U beiden samen, God inge­sloten, de hori­zon­tale liefde die de verti­cale liefde niet buiten sluit.

Toch zal uw liefde, hoe groot en oprecht ook, door het leven worden gete­kend en beproefd. Het is wijs daar­over ook vandaag al even na te denken. U belooft elkaar immers trouw ‘in goede en slechte tijden, bij voor­spoed en tegen­spoed, bij gezond­heid en ziekte’ – altijd dus. U behoeft dan welis­waar niet zoals Jacob met de engel te vechten (cf. Gn 32,22-32), maar dan toch wellicht eens met elkaar en met de kinderen, die God u hope­lijk wil schenken en toever­trouwen. Het is enigs­zins als bij het chris­te­lijke geloof. Soms moet de Heer ons wat tege­moet komen om te volharden. Ook het huwe­lijk vraagt om volhar­ding en de wil te volharden. U bent u evenwel ervan bewust dat u het licht van de liefde als genade hebt gekregen; dat is meer waard dan wat dan ook (cf. Heb 10,32-35).

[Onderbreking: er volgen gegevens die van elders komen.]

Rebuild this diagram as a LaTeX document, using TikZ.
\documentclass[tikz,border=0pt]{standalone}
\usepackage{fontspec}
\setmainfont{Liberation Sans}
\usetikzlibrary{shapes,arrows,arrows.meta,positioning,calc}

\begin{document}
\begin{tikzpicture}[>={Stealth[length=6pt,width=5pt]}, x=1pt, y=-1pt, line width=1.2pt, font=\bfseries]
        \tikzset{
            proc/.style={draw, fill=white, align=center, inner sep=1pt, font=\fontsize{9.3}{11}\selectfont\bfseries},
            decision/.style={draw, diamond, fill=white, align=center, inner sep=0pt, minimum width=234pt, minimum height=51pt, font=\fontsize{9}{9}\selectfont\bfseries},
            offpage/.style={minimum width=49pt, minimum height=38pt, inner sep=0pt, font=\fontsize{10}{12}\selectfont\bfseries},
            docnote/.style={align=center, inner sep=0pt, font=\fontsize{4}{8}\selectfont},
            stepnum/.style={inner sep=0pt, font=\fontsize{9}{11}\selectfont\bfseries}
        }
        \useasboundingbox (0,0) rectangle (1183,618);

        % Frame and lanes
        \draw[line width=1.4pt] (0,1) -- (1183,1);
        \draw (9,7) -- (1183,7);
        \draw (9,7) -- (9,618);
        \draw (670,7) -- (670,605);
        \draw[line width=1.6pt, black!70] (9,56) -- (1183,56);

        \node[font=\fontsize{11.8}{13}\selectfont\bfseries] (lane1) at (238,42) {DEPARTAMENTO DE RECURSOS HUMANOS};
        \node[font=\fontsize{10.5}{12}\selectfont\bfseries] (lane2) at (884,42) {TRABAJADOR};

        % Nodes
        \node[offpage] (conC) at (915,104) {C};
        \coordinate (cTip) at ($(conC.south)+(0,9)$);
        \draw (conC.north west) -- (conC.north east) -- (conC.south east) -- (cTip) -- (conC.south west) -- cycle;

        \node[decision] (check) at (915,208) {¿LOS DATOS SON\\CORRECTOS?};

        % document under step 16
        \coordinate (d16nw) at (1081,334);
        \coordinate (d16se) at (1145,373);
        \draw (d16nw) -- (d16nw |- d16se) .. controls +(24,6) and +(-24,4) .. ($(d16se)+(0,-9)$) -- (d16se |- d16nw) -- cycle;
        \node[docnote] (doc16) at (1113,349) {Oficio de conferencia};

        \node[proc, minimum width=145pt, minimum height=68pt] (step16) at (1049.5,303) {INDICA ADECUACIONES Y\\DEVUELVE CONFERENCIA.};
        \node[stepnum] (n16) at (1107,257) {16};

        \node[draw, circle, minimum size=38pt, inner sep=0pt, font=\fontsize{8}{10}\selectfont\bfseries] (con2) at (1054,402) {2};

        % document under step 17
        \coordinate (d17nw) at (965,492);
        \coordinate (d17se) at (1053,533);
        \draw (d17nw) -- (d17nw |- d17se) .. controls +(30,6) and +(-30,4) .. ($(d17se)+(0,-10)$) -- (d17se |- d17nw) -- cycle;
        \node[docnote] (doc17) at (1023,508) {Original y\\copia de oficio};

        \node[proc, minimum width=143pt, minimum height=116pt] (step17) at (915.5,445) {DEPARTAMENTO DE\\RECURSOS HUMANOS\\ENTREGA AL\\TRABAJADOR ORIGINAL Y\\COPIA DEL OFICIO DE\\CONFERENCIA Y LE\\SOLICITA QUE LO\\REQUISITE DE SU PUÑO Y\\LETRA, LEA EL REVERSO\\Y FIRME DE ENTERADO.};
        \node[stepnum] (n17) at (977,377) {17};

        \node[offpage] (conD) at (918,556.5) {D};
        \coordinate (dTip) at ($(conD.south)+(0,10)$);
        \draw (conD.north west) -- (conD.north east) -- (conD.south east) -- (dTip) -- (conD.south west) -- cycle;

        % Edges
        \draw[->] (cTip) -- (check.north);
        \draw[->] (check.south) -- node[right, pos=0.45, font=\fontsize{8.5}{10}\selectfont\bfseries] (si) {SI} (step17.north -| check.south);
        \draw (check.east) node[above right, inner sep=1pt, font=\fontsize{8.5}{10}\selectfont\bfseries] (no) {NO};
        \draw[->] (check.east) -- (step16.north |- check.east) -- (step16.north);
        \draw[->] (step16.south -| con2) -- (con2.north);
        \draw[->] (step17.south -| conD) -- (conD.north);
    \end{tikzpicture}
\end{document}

Besluiten we deze over­we­ging met de lofzang op de liefde, door Paulus verweven in diens eerste brief aan de Korin­thiers (1 Kor 13,1-13), als vertrouw­volle en immer troos­tende bijstand:

‘Al heb ik het volmaakte geloof dat bergen verzet – als ik de liefde niet heb, ben ik niets […] De liefde is niet afgun­stig, zij praalt niet, zij beeldt zich niets in, zij geeft niet om schone schijn, zij zoekt zich­zelf niet […] de liefde vergaat nimmer.’

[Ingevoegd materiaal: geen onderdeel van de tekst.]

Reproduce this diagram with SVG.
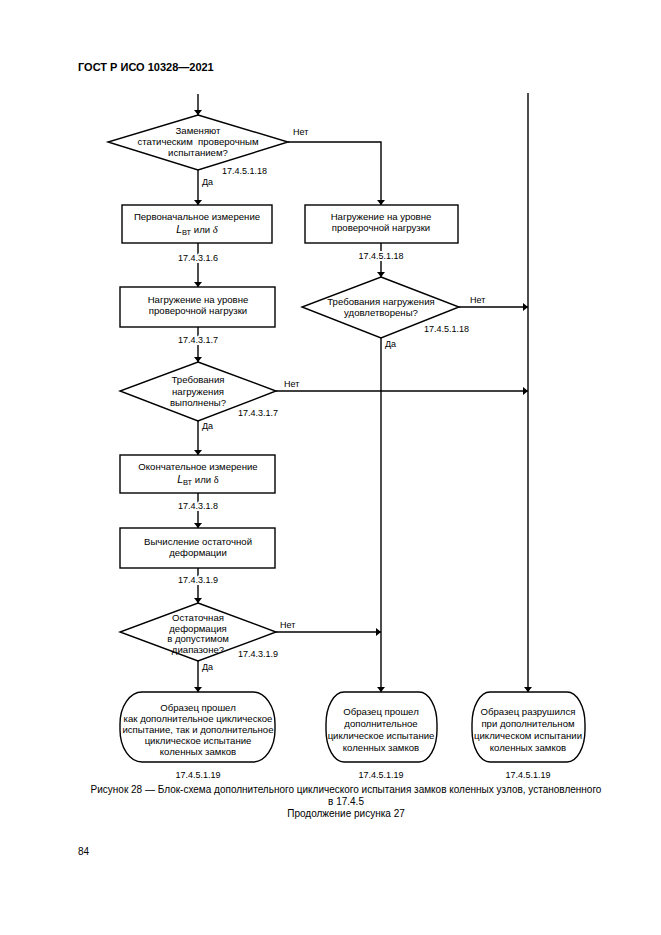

‘Dit ene weten wij en aan dit één houden we ons vast in de donkere uren’ – zo brui­degom Gabriel Henriette Roland Holst aanha­lend bij gemis van bruid Anna op die Kerst­avond – ‘er is een Woord, dat eeuwig­lijk zal duren, en wie ’t verstaat, die is niet meer alleen.’

Dat vlees geworden Woord, de Christus, onze verrezen en verheer­lijkte Heer, nodigt u beiden, bruids­paar, nu uit uw ja-woord jegens elkaar te geven.